-- Start --

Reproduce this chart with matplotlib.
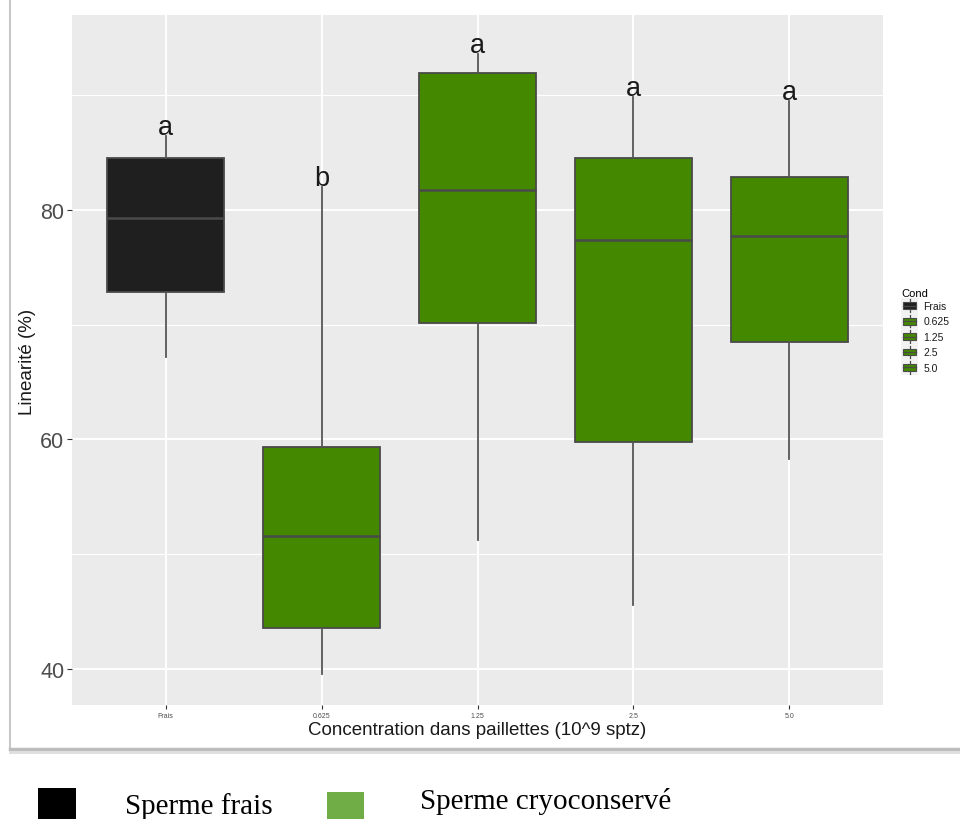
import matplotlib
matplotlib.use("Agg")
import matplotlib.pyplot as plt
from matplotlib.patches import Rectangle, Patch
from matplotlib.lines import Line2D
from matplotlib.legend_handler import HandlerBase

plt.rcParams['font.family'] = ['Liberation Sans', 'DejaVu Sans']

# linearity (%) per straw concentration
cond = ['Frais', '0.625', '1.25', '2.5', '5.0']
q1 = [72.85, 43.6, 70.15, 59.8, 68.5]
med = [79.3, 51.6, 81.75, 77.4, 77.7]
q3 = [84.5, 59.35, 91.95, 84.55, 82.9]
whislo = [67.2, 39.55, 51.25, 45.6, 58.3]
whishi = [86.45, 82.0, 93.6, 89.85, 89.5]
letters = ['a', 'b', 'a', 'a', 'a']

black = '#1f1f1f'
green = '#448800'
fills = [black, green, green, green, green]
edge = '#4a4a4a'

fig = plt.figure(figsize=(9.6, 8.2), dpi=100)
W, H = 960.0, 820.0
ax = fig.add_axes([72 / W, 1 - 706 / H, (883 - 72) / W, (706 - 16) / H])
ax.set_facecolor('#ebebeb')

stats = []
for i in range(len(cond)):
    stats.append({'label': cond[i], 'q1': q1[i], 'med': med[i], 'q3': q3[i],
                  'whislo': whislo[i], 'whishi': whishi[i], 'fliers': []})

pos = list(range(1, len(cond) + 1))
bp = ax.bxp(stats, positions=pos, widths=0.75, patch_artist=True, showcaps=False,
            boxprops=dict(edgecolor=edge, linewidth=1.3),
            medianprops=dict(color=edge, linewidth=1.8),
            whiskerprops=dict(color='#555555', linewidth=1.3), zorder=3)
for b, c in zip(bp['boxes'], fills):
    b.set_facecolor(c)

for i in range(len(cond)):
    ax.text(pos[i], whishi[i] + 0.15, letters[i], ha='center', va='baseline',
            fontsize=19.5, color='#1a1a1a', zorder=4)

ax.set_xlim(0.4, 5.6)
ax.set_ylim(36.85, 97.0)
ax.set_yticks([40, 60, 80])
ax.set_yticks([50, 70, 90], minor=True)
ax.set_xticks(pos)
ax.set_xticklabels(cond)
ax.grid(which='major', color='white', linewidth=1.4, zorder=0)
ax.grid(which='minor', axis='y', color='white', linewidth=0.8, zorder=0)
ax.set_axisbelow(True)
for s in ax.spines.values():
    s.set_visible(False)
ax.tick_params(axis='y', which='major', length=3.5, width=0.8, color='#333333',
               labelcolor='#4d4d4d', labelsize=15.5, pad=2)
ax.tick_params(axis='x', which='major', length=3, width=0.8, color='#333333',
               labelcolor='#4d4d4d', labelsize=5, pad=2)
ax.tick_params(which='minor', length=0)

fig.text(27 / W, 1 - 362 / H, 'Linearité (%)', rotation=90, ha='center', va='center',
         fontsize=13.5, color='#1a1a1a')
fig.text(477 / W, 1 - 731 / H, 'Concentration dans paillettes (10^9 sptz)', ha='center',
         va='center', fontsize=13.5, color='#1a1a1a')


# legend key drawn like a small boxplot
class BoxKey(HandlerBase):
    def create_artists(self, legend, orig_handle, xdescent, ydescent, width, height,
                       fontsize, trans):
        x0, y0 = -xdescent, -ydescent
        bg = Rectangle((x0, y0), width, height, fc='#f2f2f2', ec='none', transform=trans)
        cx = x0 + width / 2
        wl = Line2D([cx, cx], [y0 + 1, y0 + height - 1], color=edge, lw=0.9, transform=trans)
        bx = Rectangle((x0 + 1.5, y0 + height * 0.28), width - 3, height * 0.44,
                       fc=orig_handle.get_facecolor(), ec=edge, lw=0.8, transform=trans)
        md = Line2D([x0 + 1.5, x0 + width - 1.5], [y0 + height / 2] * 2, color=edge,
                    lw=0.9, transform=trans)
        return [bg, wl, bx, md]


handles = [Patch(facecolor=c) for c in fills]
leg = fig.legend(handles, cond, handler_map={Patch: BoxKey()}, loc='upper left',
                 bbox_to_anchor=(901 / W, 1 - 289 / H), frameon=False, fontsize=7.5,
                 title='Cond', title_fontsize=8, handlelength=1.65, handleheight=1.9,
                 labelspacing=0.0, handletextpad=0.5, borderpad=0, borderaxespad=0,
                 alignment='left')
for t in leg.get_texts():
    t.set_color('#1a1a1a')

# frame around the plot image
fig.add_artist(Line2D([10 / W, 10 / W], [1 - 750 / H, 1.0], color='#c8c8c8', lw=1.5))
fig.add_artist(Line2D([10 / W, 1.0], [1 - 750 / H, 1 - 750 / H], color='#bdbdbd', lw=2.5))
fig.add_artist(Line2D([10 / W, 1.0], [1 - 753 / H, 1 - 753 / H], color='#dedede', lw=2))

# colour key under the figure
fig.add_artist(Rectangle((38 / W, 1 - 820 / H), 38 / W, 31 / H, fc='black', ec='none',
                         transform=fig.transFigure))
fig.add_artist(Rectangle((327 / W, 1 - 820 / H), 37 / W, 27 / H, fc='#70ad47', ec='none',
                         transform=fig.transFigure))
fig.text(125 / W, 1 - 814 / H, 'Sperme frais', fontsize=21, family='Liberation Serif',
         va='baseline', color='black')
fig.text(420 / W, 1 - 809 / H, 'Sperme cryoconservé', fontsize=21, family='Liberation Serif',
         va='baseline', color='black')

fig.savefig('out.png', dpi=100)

-- End --

● **TASK OBJECTIVE**: Omit the pictures, then repeat exactly each line from the beginning of the listing through the line with "edge = '#4a4a4a'".

● **WRITTEN RESPONSE**:
Reproduce this chart with matplotlib.
import matplotlib
matplotlib.use("Agg")
import matplotlib.pyplot as plt
from matplotlib.patches import Rectangle, Patch
from matplotlib.lines import Line2D
from matplotlib.legend_handler import HandlerBase

plt.rcParams['font.family'] = ['Liberation Sans', 'DejaVu Sans']

# linearity (%) per straw concentration
cond = ['Frais', '0.625', '1.25', '2.5', '5.0']
q1 = [72.85, 43.6, 70.15, 59.8, 68.5]
med = [79.3, 51.6, 81.75, 77.4, 77.7]
q3 = [84.5, 59.35, 91.95, 84.55, 82.9]
whislo = [67.2, 39.55, 51.25, 45.6, 58.3]
whishi = [86.45, 82.0, 93.6, 89.85, 89.5]
letters = ['a', 'b', 'a', 'a', 'a']

black = '#1f1f1f'
green = '#448800'
fills = [black, green, green, green, green]
edge = '#4a4a4a'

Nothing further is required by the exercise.